There is no single, well-attested origin for the Port of Call. The name has been attached to more than one drink — a gin-and-port daisy in the Savoy-influenced craft idiom, a port-and-rum sour, and an unrelated 1960s tiki rum punch from a Tucson restaurant that happened to share the name. What the gin versions have in common is the structural move that matters: ruby port standing in for part of the sweetener and most of the body, so the drink gains fruit and color without leaning on extra sugar.

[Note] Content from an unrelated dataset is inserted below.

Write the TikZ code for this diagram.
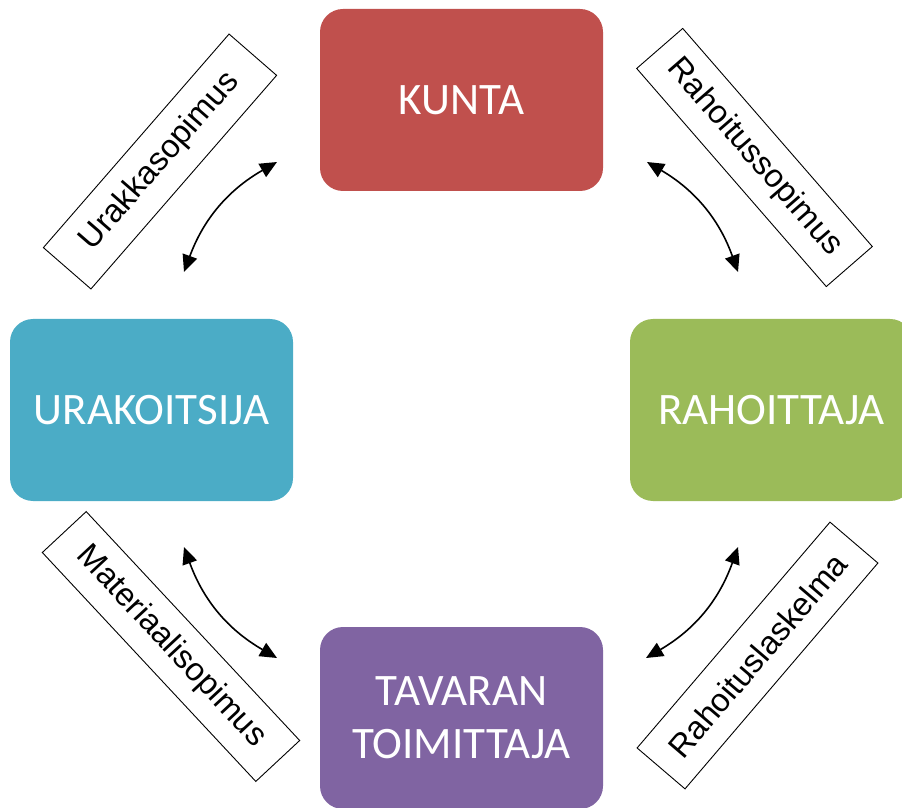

Because the published recipes vary and none names a verifiable inventor, we present the Port of Call as a template — a sound, balanced version of the gin-port daisy rather than a reconstruction of a specific bar's pour. If you've had one elsewhere that ran sweeter, redder, or rum-based, that's the genre, not an error.

The Spec

Lead with London dry gin for backbone, let ruby port carry the fruit and the garnet color, and balance with fresh lemon and a restrained pour of simple syrup. The port is sweet enough that the drink does not need much added sugar; the half-ounce of syrup is there to round the edges, not to sweeten.

Build by ratio
London dry gin Ruby port Fresh lemon juice Simple syrup
Gin
Port
Lemon
Syrup
1 1/2 oz 1 oz 3/4 oz 1/2 oz

Why ruby, not tawny

Reach for ruby port here, not tawny. Ruby is younger, fruitier, and brighter red — it keeps the drink's color vivid and its fruit fresh. Tawny is barrel-aged toward nutty, oxidized caramel notes that read muddy in a citrus drink and dull the garnet to brown. A basic ruby or reserve ruby is exactly right; save the aged tawny for the after-dinner glass.

Crushed ice and dilution

Shake hard with cubed ice to chill and aerate, then strain over fresh crushed ice in a rocks glass. The crushed ice is doing daisy work — it keeps diluting in the glass as you drink, which suits a cocktail this fruit-forward. If you'd rather it stay concentrated, strain over a single large cube instead and accept a slightly richer, sweeter pour.

Bottom Line

The Port of Call is a low-effort way to make a gin sour feel like autumn: one bottle of ruby port does the work of a fruit syrup and a coloring agent at once. Honest about its uncertain pedigree, generous in the glass, and forgiving if your gin or port shifts a little — a good one to keep in the back pocket once the weather turns.